U.S. Senator Marco Rubio (R-Florida) warned that local and state officials have a dangerous level of “overconfidence” in their voting systems.
The Republican senator believes that Russian hackers are searching for vulnerabilities in the U.S. election systems. He expects that they will again try to create “doubt” on the U.S. elections this year.
During his second day of two-week visit around Florida, Sen. Rubio told reporters, “I am not satisfied that anyone is doing enough starting at the federal level all the way to the state level.”
He explained that the Russian hackers will “not necessarily” break into the ballot boxes and change election results.” He emphasized that the “threat is more nefarious than that.”
According to Sen. Rubio, there is a possibility that Russian hackers could infiltrate voter registration data base. They could remove voters or change their addresses to prevent them from voting. He also suggested that the hackers could change the “unofficial reporting system” on election night, which would create uncertainties in the results.
He said, “Everyone is on that website looking at the results, and the results show that Candidate A is winning by a healthy margin, but then the official results come out and it’s the total opposite.”

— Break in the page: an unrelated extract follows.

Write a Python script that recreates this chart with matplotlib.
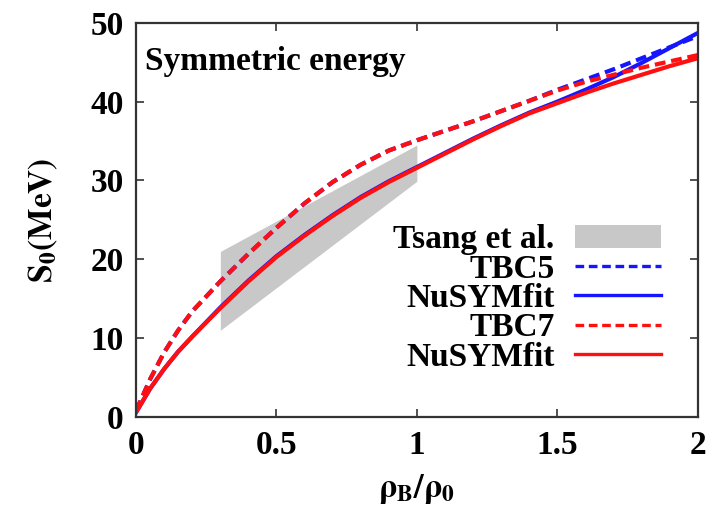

Russia wants to create havoc by creating doubt in the election
In addition, Sen. Rubio stressed, “There’s going to be mass chaos. There’s going to be anger. The losing side is going to argue it was a rigged election. ‘How could we have been winning and all of the sudden the results come out and we’re not anymore?’”
Furthermore, he said Russia wants to “create havoc” not just in the U.S. but around the world. It is attempting to achieve that goal by creating doubt in the election through its hackers.

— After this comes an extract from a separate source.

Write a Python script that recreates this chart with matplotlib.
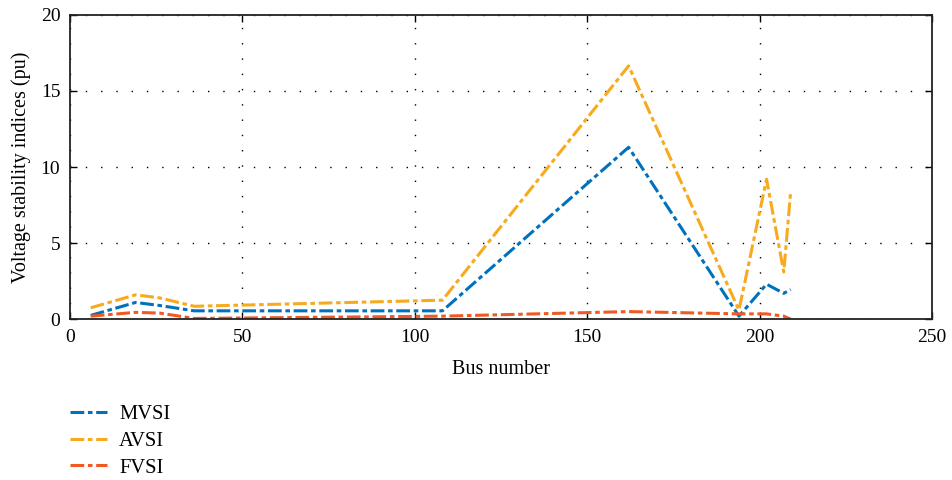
import matplotlib
matplotlib.use("Agg")
import matplotlib.pyplot as plt

bus = [6, 19, 26, 36, 108, 162, 194, 202, 207, 209]
mvsi = [0.25, 1.1, 0.9, 0.55, 0.55, 11.3, 0.2, 2.3, 1.7, 1.95]
avsi = [0.75, 1.6, 1.4, 0.85, 1.25, 16.65, 0.6, 9.2, 3.1, 8.4]
fvsi = [0.2, 0.45, 0.4, 0.05, 0.2, 0.5, 0.35, 0.35, 0.2, 0.0]
labels = ["MVSI", "AVSI", "FVSI"]
colors = ["#0072BD", "#F8AA1E", "#F05A22"]

plt.rcParams['font.family'] = ['Liberation Serif', 'DejaVu Serif']
plt.rcParams['font.size'] = 14

fig = plt.figure(figsize=(9.53, 4.8), dpi=100)
ax = fig.add_axes([0.0735, 0.335, 0.9045, 0.634])

dash = (0, (4.5, 1.2, 1.5, 1.2))
for y, lab, c in zip([mvsi, avsi, fvsi], labels, colors):
    ax.plot(bus, y, linestyle=dash, color=c, linewidth=2.2, label=lab)

ax.set_xlim(0, 250)
ax.set_ylim(0, 20)
ax.set_xticks(range(0, 251, 50))
ax.set_yticks(range(0, 21, 5))
ax.grid(True, linestyle=(0, (1, 10)), color='black', linewidth=1.0)
ax.tick_params(direction='in', top=True, right=True, length=5, width=1,
               labelsize=14, pad=7)
for s in ax.spines.values():
    s.set_linewidth(1.3)
    s.set_color('#222222')
ax.set_xlabel("Bus number", labelpad=10, fontsize=14.5)
ax.set_ylabel("Voltage stability indices (pu)", labelpad=7, fontsize=14.5)

leg = fig.legend(loc='upper left', bbox_to_anchor=(0.058, 0.186), frameon=False,
                 handlelength=1.8, labelspacing=0.35, handletextpad=0.6,
                 fontsize=14.8, borderpad=0.2)

fig.savefig("out.png", dpi=100)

Moreover, Sen. Rubio emphasized that Florida and other states in the country are not prepared to handle the threat from Russian hackers. He said local and state officials must recognize the threat and build mechanisms to prevent intrusion. They must also develop ways to inform the public when hacking occurs. They must also set up redundancies on counting votes and announcing results.
In 2016, Russian hackers tried to access the voting systems in at least five counties of Florida. Prior to the 2016 presidential election, they targeted the election systems of 21 states. The attempts prompted the Department of Homeland Security (DHS) to boost its efforts to protect the country’s election.